1. **Problem Statement:** Calculate the accumulated value (Future Value) of an investment of $400 with an interest rate of 5% compounded $N$ times over a certain time period.
2. **Formula Used:** The Future Value (FV) formula for compound interest is:
$$FV = PV \times \left(1 + \frac{i}{N}\right)^{N \times t}$$
where:
- $PV$ is the present value (initial investment), here $400$
- $i$ is the annual interest rate (decimal), here $0.05$
- $N$ is the compounding frequency per year
- $t$ is the time in years
3. **Given:**
- $PV = 400$
- $i = 0.05$
- $N$ and $t$ are not explicitly given, so we cannot calculate a numeric FV without these values.
4. **Explanation:** To find the accumulated value, you need to know how many times the interest is compounded per year ($N$) and the total number of years ($t$). The total number of compounding periods is $N \times t$.

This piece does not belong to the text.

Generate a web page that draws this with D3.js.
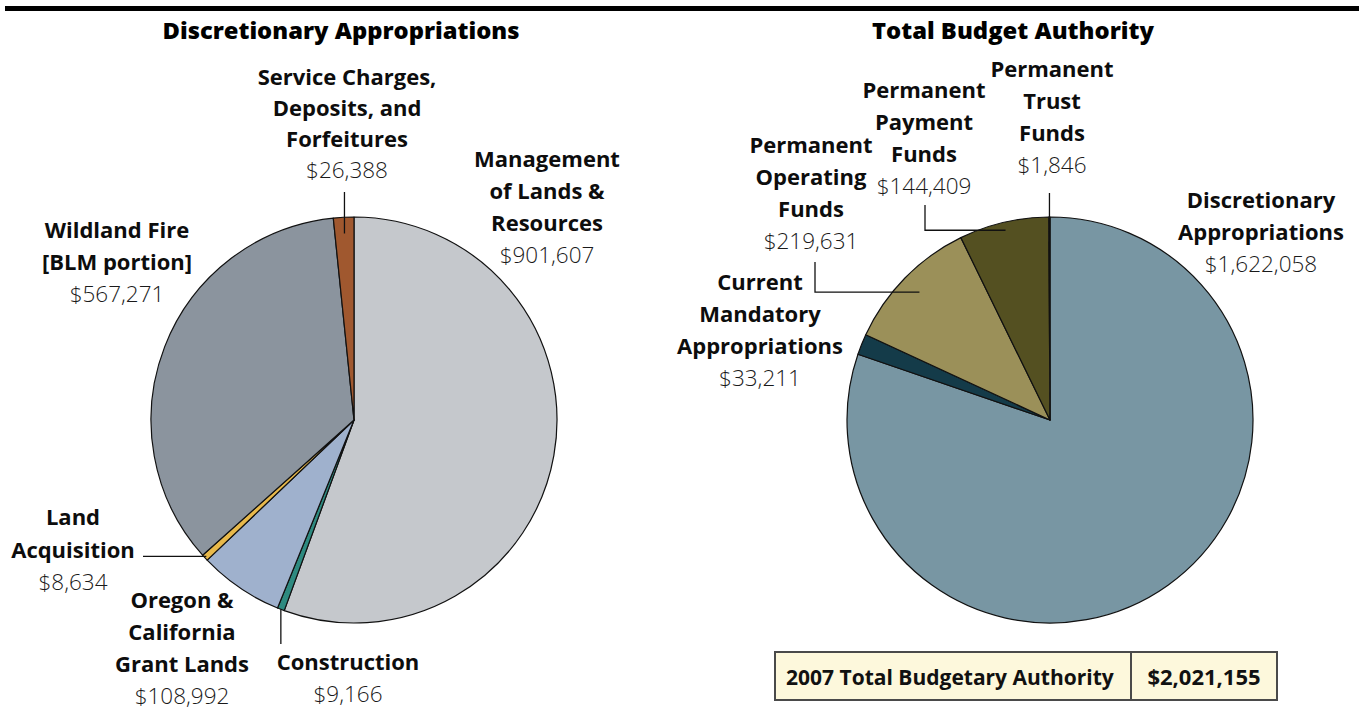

5. **If $N$ and $t$ were given, for example $N=12$ (monthly) and $t=5$ years, then:
$$FV = 400 \times \left(1 + \frac{0.05}{12}\right)^{12 \times 5}$$
6. **Intermediate step:**
$$FV = 400 \times \left(1 + 0.0041667\right)^{60} = 400 \times (1.0041667)^{60}$$
7. **Calculate:**
$$FV = 400 \times 1.28368 = 513.47$$
8. **Final answer:** The accumulated value after 5 years with monthly compounding at 5% interest is approximately $513.47$.
**Note:** Without specific values for $N$ and $t$, the exact FV cannot be calculated.